EXERCISE DETAILS:
Output exactly the lines from the line containing "Convert this chart" through the line containing "const height = H", inclusive, and omit any pictures.

### EXERCISE DATA

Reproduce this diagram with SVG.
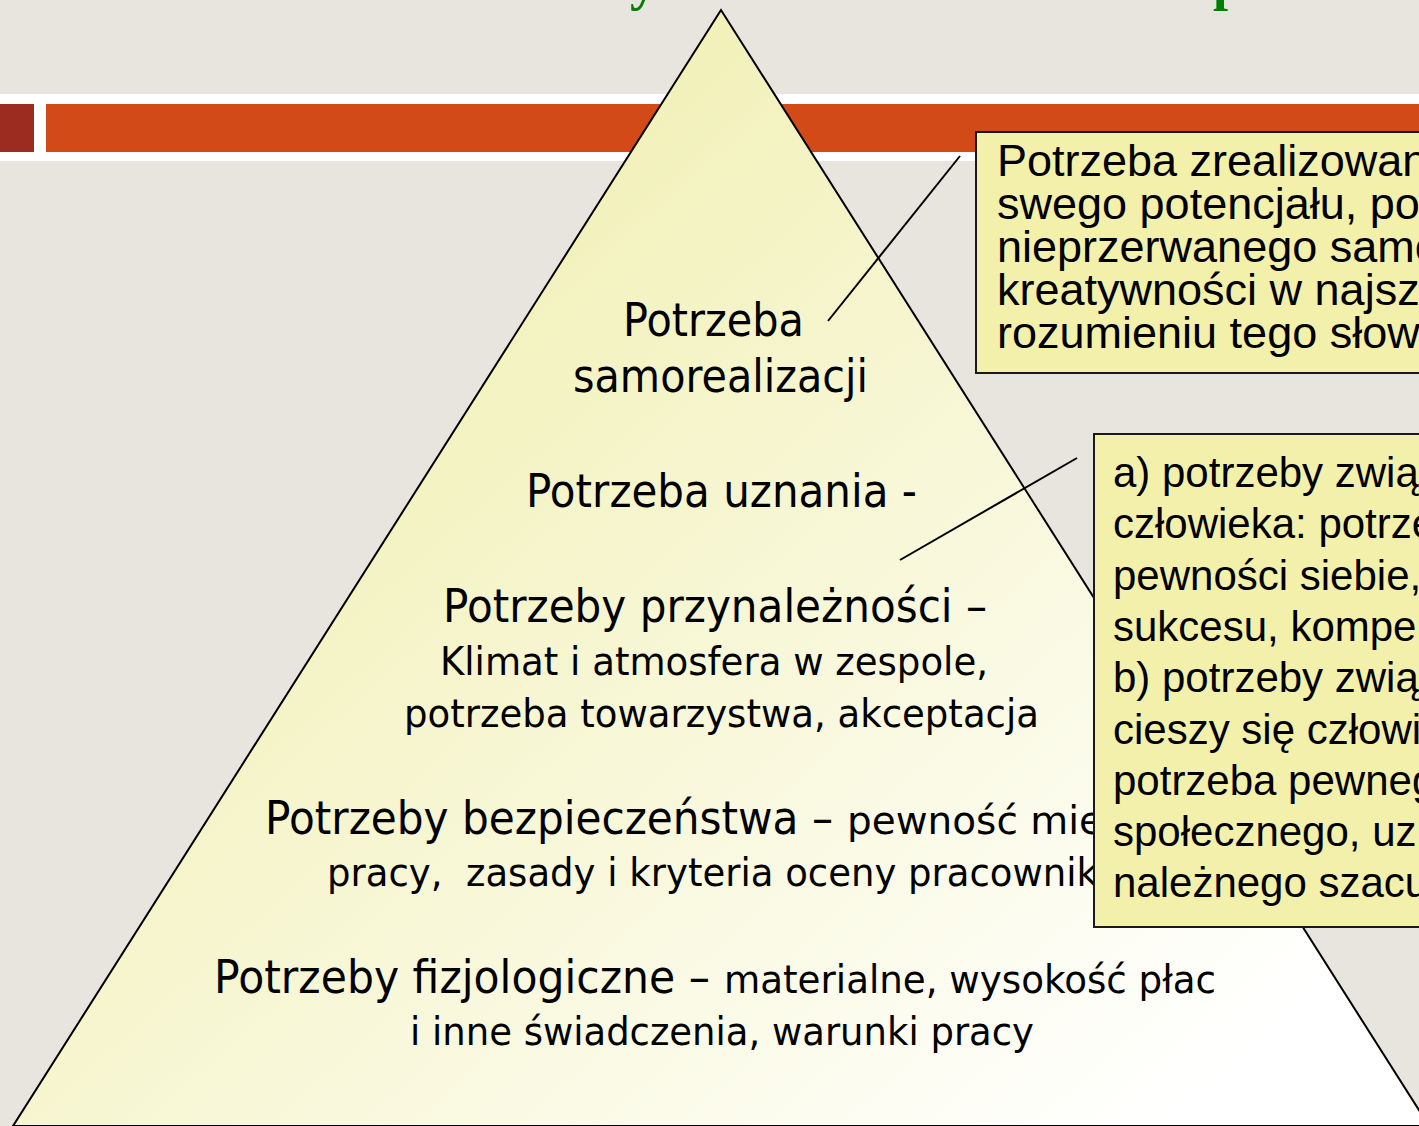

######
### EXERCISE DATA

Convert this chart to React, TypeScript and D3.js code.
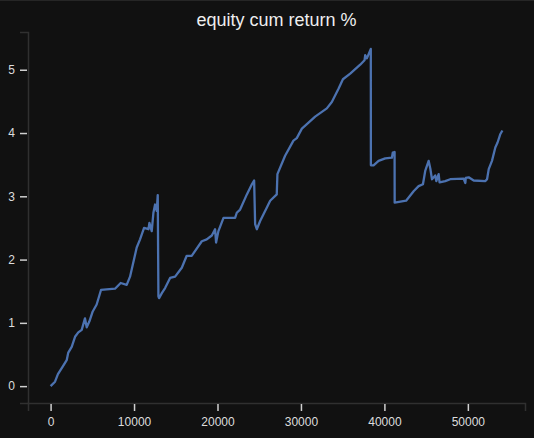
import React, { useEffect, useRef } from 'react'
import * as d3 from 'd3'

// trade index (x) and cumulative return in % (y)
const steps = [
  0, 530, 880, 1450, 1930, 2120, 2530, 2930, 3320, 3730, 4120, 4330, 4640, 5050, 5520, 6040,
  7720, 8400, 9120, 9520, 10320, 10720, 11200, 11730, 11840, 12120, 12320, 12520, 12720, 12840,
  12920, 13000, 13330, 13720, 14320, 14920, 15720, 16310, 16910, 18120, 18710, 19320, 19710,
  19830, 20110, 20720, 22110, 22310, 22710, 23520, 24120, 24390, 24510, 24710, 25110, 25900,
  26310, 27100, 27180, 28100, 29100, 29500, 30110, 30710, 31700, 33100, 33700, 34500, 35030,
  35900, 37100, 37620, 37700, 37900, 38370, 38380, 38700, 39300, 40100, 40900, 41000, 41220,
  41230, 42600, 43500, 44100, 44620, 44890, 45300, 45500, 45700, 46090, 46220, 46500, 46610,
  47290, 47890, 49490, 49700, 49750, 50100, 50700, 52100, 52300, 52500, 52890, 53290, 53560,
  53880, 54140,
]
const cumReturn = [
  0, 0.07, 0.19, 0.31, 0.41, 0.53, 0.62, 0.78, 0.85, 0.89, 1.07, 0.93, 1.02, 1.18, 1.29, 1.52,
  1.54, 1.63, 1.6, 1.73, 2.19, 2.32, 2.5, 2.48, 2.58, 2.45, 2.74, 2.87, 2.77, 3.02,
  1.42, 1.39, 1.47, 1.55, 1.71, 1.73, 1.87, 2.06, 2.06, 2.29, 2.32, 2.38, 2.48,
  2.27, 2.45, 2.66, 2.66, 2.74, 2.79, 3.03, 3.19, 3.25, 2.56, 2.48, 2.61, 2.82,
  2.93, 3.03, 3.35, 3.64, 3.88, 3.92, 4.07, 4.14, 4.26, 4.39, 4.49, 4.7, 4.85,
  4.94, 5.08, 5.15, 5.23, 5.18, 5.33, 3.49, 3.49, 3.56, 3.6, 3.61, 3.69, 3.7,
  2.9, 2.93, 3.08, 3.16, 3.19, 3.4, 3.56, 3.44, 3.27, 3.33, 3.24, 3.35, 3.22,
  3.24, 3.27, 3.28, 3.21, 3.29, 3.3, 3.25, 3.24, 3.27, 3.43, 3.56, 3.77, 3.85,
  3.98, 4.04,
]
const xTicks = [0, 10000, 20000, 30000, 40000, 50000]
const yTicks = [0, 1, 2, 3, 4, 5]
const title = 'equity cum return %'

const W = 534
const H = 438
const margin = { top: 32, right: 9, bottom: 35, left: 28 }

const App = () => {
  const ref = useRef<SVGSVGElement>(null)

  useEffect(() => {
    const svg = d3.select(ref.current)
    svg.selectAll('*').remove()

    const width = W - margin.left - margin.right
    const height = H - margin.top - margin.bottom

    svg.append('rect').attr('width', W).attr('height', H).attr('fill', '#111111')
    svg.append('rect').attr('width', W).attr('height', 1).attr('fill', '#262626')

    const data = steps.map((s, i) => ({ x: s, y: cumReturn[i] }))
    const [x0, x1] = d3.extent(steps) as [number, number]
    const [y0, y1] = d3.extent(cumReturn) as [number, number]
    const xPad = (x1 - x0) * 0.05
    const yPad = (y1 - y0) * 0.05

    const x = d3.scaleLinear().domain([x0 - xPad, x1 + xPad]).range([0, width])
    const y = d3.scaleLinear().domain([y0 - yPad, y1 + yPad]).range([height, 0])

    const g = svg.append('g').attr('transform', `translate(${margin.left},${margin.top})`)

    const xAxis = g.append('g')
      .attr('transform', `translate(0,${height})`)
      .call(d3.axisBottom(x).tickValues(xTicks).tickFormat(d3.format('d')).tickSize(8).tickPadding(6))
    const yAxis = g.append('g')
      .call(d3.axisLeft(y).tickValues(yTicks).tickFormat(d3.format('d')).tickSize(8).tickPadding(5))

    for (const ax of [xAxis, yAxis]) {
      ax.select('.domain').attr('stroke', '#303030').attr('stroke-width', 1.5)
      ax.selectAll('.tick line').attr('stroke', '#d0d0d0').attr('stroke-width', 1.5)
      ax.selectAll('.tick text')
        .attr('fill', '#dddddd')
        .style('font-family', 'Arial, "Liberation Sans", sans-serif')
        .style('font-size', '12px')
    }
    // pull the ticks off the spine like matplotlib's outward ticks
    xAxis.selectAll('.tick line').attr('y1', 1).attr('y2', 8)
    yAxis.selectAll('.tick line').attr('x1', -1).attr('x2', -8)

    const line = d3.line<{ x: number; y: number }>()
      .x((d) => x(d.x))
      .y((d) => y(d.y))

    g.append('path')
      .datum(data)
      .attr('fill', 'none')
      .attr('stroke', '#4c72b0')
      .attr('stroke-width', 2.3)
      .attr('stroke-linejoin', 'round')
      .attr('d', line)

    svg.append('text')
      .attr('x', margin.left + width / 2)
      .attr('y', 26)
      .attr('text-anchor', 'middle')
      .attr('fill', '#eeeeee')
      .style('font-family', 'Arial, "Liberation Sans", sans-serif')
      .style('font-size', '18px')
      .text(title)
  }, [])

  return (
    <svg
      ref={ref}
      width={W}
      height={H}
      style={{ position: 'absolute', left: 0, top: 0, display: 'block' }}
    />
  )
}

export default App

######

TASK RESPONSE:
Convert this chart to React, TypeScript and D3.js code.
import React, { useEffect, useRef } from 'react'
import * as d3 from 'd3'

// trade index (x) and cumulative return in % (y)
const steps = [
  0, 530, 880, 1450, 1930, 2120, 2530, 2930, 3320, 3730, 4120, 4330, 4640, 5050, 5520, 6040,
  7720, 8400, 9120, 9520, 10320, 10720, 11200, 11730, 11840, 12120, 12320, 12520, 12720, 12840,
  12920, 13000, 13330, 13720, 14320, 14920, 15720, 16310, 16910, 18120, 18710, 19320, 19710,
  19830, 20110, 20720, 22110, 22310, 22710, 23520, 24120, 24390, 24510, 24710, 25110, 25900,
  26310, 27100, 27180, 28100, 29100, 29500, 30110, 30710, 31700, 33100, 33700, 34500, 35030,
  35900, 37100, 37620, 37700, 37900, 38370, 38380, 38700, 39300, 40100, 40900, 41000, 41220,
  41230, 42600, 43500, 44100, 44620, 44890, 45300, 45500, 45700, 46090, 46220, 46500, 46610,
  47290, 47890, 49490, 49700, 49750, 50100, 50700, 52100, 52300, 52500, 52890, 53290, 53560,
  53880, 54140,
]
const cumReturn = [
  0, 0.07, 0.19, 0.31, 0.41, 0.53, 0.62, 0.78, 0.85, 0.89, 1.07, 0.93, 1.02, 1.18, 1.29, 1.52,
  1.54, 1.63, 1.6, 1.73, 2.19, 2.32, 2.5, 2.48, 2.58, 2.45, 2.74, 2.87, 2.77, 3.02,
  1.42, 1.39, 1.47, 1.55, 1.71, 1.73, 1.87, 2.06, 2.06, 2.29, 2.32, 2.38, 2.48,
  2.27, 2.45, 2.66, 2.66, 2.74, 2.79, 3.03, 3.19, 3.25, 2.56, 2.48, 2.61, 2.82,
  2.93, 3.03, 3.35, 3.64, 3.88, 3.92, 4.07, 4.14, 4.26, 4.39, 4.49, 4.7, 4.85,
  4.94, 5.08, 5.15, 5.23, 5.18, 5.33, 3.49, 3.49, 3.56, 3.6, 3.61, 3.69, 3.7,
  2.9, 2.93, 3.08, 3.16, 3.19, 3.4, 3.56, 3.44, 3.27, 3.33, 3.24, 3.35, 3.22,
  3.24, 3.27, 3.28, 3.21, 3.29, 3.3, 3.25, 3.24, 3.27, 3.43, 3.56, 3.77, 3.85,
  3.98, 4.04,
]
const xTicks = [0, 10000, 20000, 30000, 40000, 50000]
const yTicks = [0, 1, 2, 3, 4, 5]
const title = 'equity cum return %'

const W = 534
const H = 438
const margin = { top: 32, right: 9, bottom: 35, left: 28 }

const App = () => {
  const ref = useRef<SVGSVGElement>(null)

  useEffect(() => {
    const svg = d3.select(ref.current)
    svg.selectAll('*').remove()

    const width = W - margin.left - margin.right
    const height = H - margin.top - margin.bottom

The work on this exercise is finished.